## Start Provided entries

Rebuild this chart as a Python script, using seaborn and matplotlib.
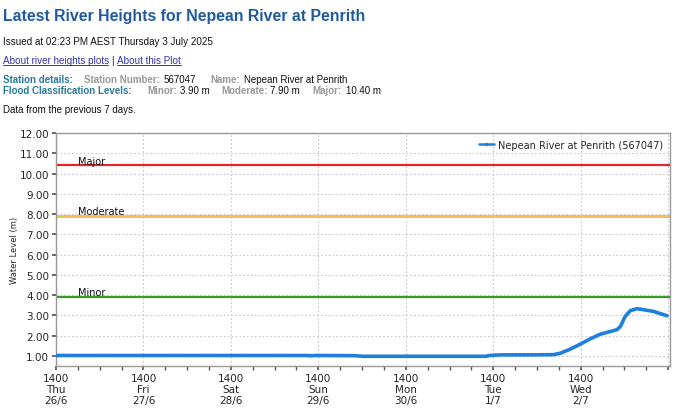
import matplotlib
matplotlib.use("Agg")
import matplotlib.pyplot as plt
import matplotlib.dates as mdates
from matplotlib.lines import Line2D
import seaborn as sns
import pandas as pd
import numpy as np

# ---- data ----
start = pd.Timestamp("2025-06-26 14:00")
hours = [0, 20, 44, 68, 70, 72, 82, 84, 100, 118, 119, 122, 130, 136.5, 138.4, 141.1,
         143.9, 146.6, 149.4, 152.1, 153.9, 154.9, 156.2, 157.6, 159.4, 161.1, 163.9, 167.7]
levels = [1.02, 1.02, 1.02, 1.02, 1.01, 1.02, 1.01, 0.98, 0.98, 0.98, 1.02, 1.05, 1.05, 1.06, 1.13, 1.33,
          1.58, 1.84, 2.07, 2.20, 2.29, 2.45, 2.95, 3.23, 3.33, 3.28, 3.20, 2.98]
flood_names = ["Minor", "Moderate", "Major"]
flood_levels = [3.90, 7.90, 10.40]
flood_colors = ["#3c9a2a", "#f4c05a", "#e3262a"]
series_label = "Nepean River at Penrith (567047)"

df = pd.DataFrame({"time": [start + pd.Timedelta(hours=h) for h in hours], "level": levels})

sns.set_theme(style="white")
plt.rcParams["font.family"] = ["DejaVu Sans"]

fig = plt.figure(figsize=(6.8, 4.1), dpi=100)
HF = "Liberation Sans"

# header text (HTML-like)
fig.text(3/680, 1 - 16/410, "Latest River Heights for Nepean River at Penrith", fontsize=11.4,
         fontweight="bold", color="#1f5aa0", family=HF, va="center")
fig.text(3/680, 1 - 42/410, "Issued at 02:23 PM AEST Thursday 3 July 2025", fontsize=7.1,
         color="#111111", family=HF, va="center")
fig.text(3/680, 1 - 61/410, "About river heights plots", fontsize=7.1, color="#3333aa",
         family=HF, va="center")
fig.text(111/680, 1 - 61/410, "|", fontsize=7.1, color="#111111", family=HF, va="center")
fig.text(117/680, 1 - 61/410, "About this Plot", fontsize=7.1, color="#3333aa",
         family=HF, va="center")
fig.add_artist(Line2D([3/680, 108/680], [1 - 66/410, 1 - 66/410], color="#3333aa", lw=0.7))
fig.add_artist(Line2D([117/680, 181/680], [1 - 66/410, 1 - 66/410], color="#3333aa", lw=0.7))

teal = "#2a7a9a"
grey = "#999999"
fs = 7.0
def row(y, parts):
    for x, s, c, w in parts:
        fig.text(x/680, 1 - y/410, s, fontsize=fs, color=c, fontweight=w,
                 family=HF, va="center")
row(80, [(3, "Station details:", teal, "bold"), (84, "Station Number:", grey, "bold"),
         (164, "567047", "#111111", "normal"), (210, "Name:", grey, "bold"),
         (244, "Nepean River at Penrith", "#111111", "normal")])
row(91, [(3, "Flood Classification Levels:", teal, "bold"), (147, "Minor:", grey, "bold"),
         (180, "3.90 m", "#111111", "normal"), (221, "Moderate:", grey, "bold"),
         (270, "7.90 m", "#111111", "normal"), (312, "Major:", grey, "bold"),
         (346, "10.40 m", "#111111", "normal")])
fig.text(3/680, 1 - 110/410, "Data from the previous 7 days.", fontsize=7, color="#111111",
         family=HF, va="center")

ax = fig.add_axes([56/680, 1 - 367/410, (670 - 56)/680, (367 - 134)/410])

for name, lvl, col in zip(flood_names, flood_levels, flood_colors):
    ax.axhline(lvl, color=col, lw=2.2 if name == "Moderate" else 1.6, zorder=2)
    ax.text(start + pd.Timedelta(hours=6), lvl + 0.08, name, fontsize=7, color="#111111",
            va="baseline", ha="left", zorder=3)

sns.lineplot(data=df, x="time", y="level", ax=ax, color="#1e7fdc", lw=2.6, zorder=4,
             legend=False)

ax.set_ylim(0.5, 12)
ax.set_xlim(start, start + pd.Timedelta(hours=168.5))
ax.set_yticks(np.arange(1, 12.01, 1))
ax.yaxis.set_major_formatter(matplotlib.ticker.FormatStrFormatter("%.2f"))

ax.xaxis.set_major_locator(mdates.HourLocator(byhour=[14]))
ax.xaxis.set_minor_locator(mdates.HourLocator(byhour=[2, 8, 14, 20]))
last = mdates.date2num(start + pd.Timedelta(hours=168))
def fmt(v, pos):
    if v >= last - 0.01:
        return ""
    return mdates.num2date(v).strftime("%H%M\n%a\n%-d/%-m")
ax.xaxis.set_major_formatter(matplotlib.ticker.FuncFormatter(fmt))

ax.grid(True, which="major", color="#c8c8c8", ls=(0, (1.5, 2)), lw=0.8)
ax.set_axisbelow(True)
for s in ax.spines.values():
    s.set_color("#999999")
    s.set_linewidth(1)

ax.tick_params(axis="both", which="major", labelsize=7.5, color="#555555", length=3,
               direction="out", bottom=True, left=True, pad=2)
ax.tick_params(axis="x", which="minor", length=3, color="#555555", bottom=True)
for lab in ax.get_xticklabels():
    lab.set_linespacing(1.1)

ax.set_xlabel("")
ax.set_ylabel("Water Level (m)", fontsize=6)
ax.yaxis.set_label_coords(-0.060, 0.5)

handle = Line2D([], [], color="#1e7fdc", lw=1.8, marker=".", markersize=3)
ax.legend([handle], [series_label], loc="upper right", frameon=False, fontsize=7,
          handlelength=1.6, borderaxespad=0.3, handletextpad=0.4)

fig.savefig("out.png", dpi=100)
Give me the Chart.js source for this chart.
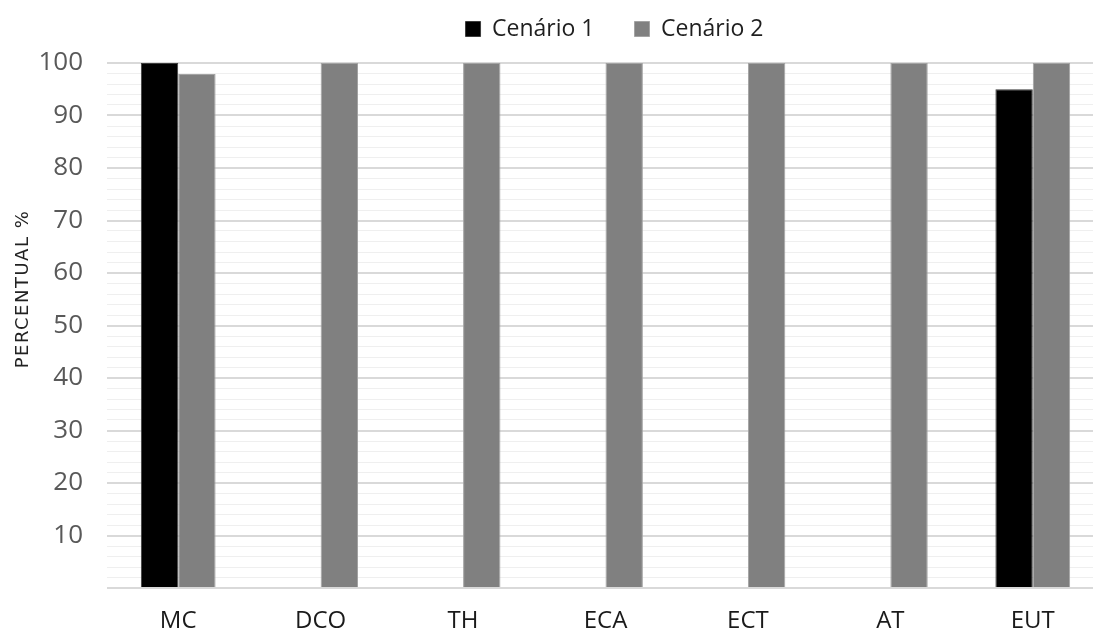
<!DOCTYPE html>
<html>
<head>
<meta charset="utf-8">
<script src="https://cdn.jsdelivr.net/npm/chart.js@4/dist/chart.umd.min.js"></script>
<style>
  html, body { margin: 0; padding: 0; overflow: hidden; background: #fff; width: 1093px; height: 633px; }
  #wrap { position: relative; width: 1104px; height: 633px; }
  canvas { display: block; }
</style>
</head>
<body>
<div id="wrap"><canvas id="chart" width="1104" height="633"></canvas></div>
<script>
// Categories along the x axis
const categories = ['MC', 'DCO', 'TH', 'ECA', 'ECT', 'AT', 'EUT'];

// Percentages per scenario
const cenario1 = [100, 0, 0, 0, 0, 0, 95];
const cenario2 = [97.9, 100, 100, 100, 100, 100, 100];

// Series names and axis text
const seriesNames = ['Cenário 1', 'Cenário 2'];
const yTickLabels = [10, 20, 30, 40, 50, 60, 70, 80, 90, 100];
const yAxisTitle = 'PERCENTUAL %';

// Rotated y-axis title, drawn a little above the axis centre
const yTitlePlugin = {
  id: 'yTitle',
  afterDraw(chart) {
    const ctx = chart.ctx;
    ctx.save();
    ctx.font = '18px "DejaVu Sans"';
    try { ctx.letterSpacing = '1.5px'; } catch (e) {}
    ctx.fillStyle = '#222222';
    ctx.translate(23, 289);
    ctx.rotate(-Math.PI / 2);
    ctx.textAlign = 'center';
    ctx.textBaseline = 'middle';
    ctx.fillText(yAxisTitle, 0, 0);
    ctx.restore();
  }
};

// Nudge the legend row a little to the right of the plot centre
const legendOffsetPlugin = {
  id: 'legendOffset',
  afterLayout(chart) {
    if (chart.legend) {
      chart.legend.left += 9;
      chart.legend.right += 9;
    }
  }
};

new Chart(document.getElementById('chart'), {
  type: 'bar',
  data: {
    labels: categories,
    datasets: [
      {
        label: seriesNames[0],
        data: cenario1,
        backgroundColor: '#000000',
        borderColor: '#3c3c3c',
        borderWidth: 1,
        categoryPercentage: 0.525,
        barPercentage: 1.0
      },
      {
        label: seriesNames[1],
        data: cenario2,
        backgroundColor: '#808080',
        borderColor: '#a3a3a3',
        borderWidth: 1,
        categoryPercentage: 0.525,
        barPercentage: 1.0
      }
    ]
  },
  options: {
    responsive: false,
    animation: false,
    devicePixelRatio: 1,
    layout: { padding: { top: -22.5, left: 0, right: 0, bottom: 0 } },
    plugins: {
      legend: {
        position: 'top',
        fullSize: false,
        labels: {
          boxWidth: 15,
          boxHeight: 15,
          padding: 40,
          color: '#1f1f1f',
          font: { family: 'Open Sans', size: 23 }
        }
      },
      // empty spacer between the legend and the plot
      subtitle: {
        display: true,
        text: '',
        position: 'top',
        fullSize: false,
        weight: 500,
        padding: 0,
        font: { size: 12.5, lineHeight: 1 }
      },
      tooltip: { enabled: false }
    },
    scales: {
      x: {
        afterFit(scale) { scale.height = 45; },
        grid: { display: false, drawTicks: false },
        border: { display: false },
        ticks: {
          padding: 19,
          color: '#1a1a1a',
          autoSkip: false,
          maxRotation: 0,
          font: { family: 'Open Sans', size: 24 }
        }
      },
      y: {
        min: 0,
        max: 100,
        afterFit(scale) { scale.width = 107; },
        border: { display: false },
        grid: {
          drawTicks: false,
          color: c => (c.tick.value % 10 === 0 ? '#d9d9d9' : '#efefef'),
          lineWidth: c => (c.tick.value % 10 === 0 ? 2 : 1)
        },
        ticks: {
          stepSize: 2,
          autoSkip: false,
          padding: 24,
          color: '#595959',
          font: { family: 'Open Sans', size: 26 },
          callback: v => (yTickLabels.includes(v) ? String(v) : '')
        }
      }
    }
  },
  plugins: [yTitlePlugin, legendOffsetPlugin]
});
</script>
</body>
</html>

## End Provided entries

Could you quote, word for word, only the lines from the one containing "Give me the Chart.js source for this chart." through the one containing "['MC', 'DCO', 'TH', 'ECA', 'ECT', 'AT', 'EUT'];", both included, and leave out any pictures?

Give me the Chart.js source for this chart.
<!DOCTYPE html>
<html>
<head>
<meta charset="utf-8">
<script src="https://cdn.jsdelivr.net/npm/chart.js@4/dist/chart.umd.min.js"></script>
<style>
  html, body { margin: 0; padding: 0; overflow: hidden; background: #fff; width: 1093px; height: 633px; }
  #wrap { position: relative; width: 1104px; height: 633px; }
  canvas { display: block; }
</style>
</head>
<body>
<div id="wrap"><canvas id="chart" width="1104" height="633"></canvas></div>
<script>
// Categories along the x axis
const categories = ['MC', 'DCO', 'TH', 'ECA', 'ECT', 'AT', 'EUT'];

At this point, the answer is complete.